Following Celia’s lead, and knowing a good story when they heard one, the Herald-Tribune, one of the two papers to report in any depth on this first meeting at the D.A.s office, led their day’s article on the Bobbed Haired Bandit with this:
Celia Cooney, Brooklyn’s bobbed-hair bandit, dreamed of the tiny stranger that was to come to her, and she resented the fate that ordained that her baby would be born in a cheap furnished room. Her husband was a mechanic for $30 a week. It was difficult for two to get along. But with three, and with all the incumbent expense—.
With this pregnant pause the paragraph ends, leading into details of the robberies committed in the name of the then-unborn babe.
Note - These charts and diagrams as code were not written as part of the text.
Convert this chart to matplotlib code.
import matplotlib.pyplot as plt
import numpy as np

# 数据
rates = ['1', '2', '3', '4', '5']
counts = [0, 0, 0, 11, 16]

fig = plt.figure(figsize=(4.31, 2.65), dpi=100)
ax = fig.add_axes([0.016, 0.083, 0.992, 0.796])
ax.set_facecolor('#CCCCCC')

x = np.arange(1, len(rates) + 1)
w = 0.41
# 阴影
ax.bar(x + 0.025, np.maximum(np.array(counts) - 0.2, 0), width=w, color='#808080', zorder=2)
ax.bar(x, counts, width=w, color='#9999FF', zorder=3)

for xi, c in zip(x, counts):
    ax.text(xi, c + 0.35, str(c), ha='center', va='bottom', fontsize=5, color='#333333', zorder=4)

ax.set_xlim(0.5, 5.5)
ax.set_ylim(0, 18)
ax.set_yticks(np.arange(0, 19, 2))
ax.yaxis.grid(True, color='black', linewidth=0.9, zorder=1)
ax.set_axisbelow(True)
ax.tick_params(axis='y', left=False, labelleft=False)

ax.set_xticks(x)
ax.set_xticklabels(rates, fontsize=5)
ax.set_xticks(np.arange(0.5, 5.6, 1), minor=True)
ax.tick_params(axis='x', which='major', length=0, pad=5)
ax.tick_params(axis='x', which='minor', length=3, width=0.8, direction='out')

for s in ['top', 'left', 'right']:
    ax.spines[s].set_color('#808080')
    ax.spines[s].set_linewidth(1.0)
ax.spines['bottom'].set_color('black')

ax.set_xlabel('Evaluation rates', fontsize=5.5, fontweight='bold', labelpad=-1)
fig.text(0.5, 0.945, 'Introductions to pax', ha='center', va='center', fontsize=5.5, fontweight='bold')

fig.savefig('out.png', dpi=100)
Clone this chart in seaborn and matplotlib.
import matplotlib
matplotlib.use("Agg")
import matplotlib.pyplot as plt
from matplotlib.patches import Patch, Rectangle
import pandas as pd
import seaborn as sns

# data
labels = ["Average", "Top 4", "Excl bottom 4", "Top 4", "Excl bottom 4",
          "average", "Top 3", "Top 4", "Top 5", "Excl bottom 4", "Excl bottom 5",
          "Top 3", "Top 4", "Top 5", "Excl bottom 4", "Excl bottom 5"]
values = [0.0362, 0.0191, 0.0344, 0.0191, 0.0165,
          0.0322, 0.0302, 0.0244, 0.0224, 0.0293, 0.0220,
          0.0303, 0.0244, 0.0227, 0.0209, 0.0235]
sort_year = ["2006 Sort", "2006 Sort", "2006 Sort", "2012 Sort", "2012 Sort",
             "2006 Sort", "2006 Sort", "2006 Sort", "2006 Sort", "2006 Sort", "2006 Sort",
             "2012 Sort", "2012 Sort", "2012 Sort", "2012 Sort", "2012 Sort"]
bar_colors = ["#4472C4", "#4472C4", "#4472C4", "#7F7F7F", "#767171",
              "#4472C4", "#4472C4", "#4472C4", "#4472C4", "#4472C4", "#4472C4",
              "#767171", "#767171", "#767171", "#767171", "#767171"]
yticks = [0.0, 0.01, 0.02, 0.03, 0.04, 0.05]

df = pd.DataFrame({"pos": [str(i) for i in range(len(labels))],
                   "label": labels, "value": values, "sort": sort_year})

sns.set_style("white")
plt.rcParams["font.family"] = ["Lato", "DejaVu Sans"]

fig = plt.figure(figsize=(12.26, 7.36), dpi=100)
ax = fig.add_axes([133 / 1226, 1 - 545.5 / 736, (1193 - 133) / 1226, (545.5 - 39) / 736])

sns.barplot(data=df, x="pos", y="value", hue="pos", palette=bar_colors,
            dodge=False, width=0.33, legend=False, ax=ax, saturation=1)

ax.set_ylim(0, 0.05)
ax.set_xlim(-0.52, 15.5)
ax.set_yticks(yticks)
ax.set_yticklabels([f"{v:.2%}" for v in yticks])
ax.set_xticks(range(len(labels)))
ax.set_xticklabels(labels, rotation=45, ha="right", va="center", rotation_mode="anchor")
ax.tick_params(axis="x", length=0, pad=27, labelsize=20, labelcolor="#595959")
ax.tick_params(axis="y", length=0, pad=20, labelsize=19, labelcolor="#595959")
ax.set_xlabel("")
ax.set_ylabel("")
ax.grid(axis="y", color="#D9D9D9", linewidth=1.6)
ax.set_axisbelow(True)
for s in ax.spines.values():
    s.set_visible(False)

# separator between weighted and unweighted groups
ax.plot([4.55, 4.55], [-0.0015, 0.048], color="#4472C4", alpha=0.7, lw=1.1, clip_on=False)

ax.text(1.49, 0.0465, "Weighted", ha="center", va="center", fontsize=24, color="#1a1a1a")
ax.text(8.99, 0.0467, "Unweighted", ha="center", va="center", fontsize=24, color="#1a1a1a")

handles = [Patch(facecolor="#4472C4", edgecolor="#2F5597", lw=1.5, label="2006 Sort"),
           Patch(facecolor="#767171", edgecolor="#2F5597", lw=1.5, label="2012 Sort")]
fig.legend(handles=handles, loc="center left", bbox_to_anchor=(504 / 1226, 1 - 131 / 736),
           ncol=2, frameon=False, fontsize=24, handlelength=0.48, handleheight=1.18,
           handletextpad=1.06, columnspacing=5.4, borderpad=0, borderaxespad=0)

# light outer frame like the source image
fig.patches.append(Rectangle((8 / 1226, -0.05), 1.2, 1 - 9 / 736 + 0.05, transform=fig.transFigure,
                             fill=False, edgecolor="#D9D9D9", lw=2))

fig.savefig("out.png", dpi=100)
Others were not buying-or selling-Celia’s morality tale. The New York Times reported essentially the same story, but from a different angle. With a condescending air befitting its stature and audience, the Times reported that “notwithstanding the fact that there are facilities in New York which permit the birth of children at little or no expense, Celia Cooney stuck to her original story that it was because of the expected baby that she and her husband . . . turned to a career of crime.” The Times then sniffed that Celia felt “the world owed them a living.” More perceptively, the Times reporter went on to comment that Celia “seems to consider herself the heroine of a melodrama.”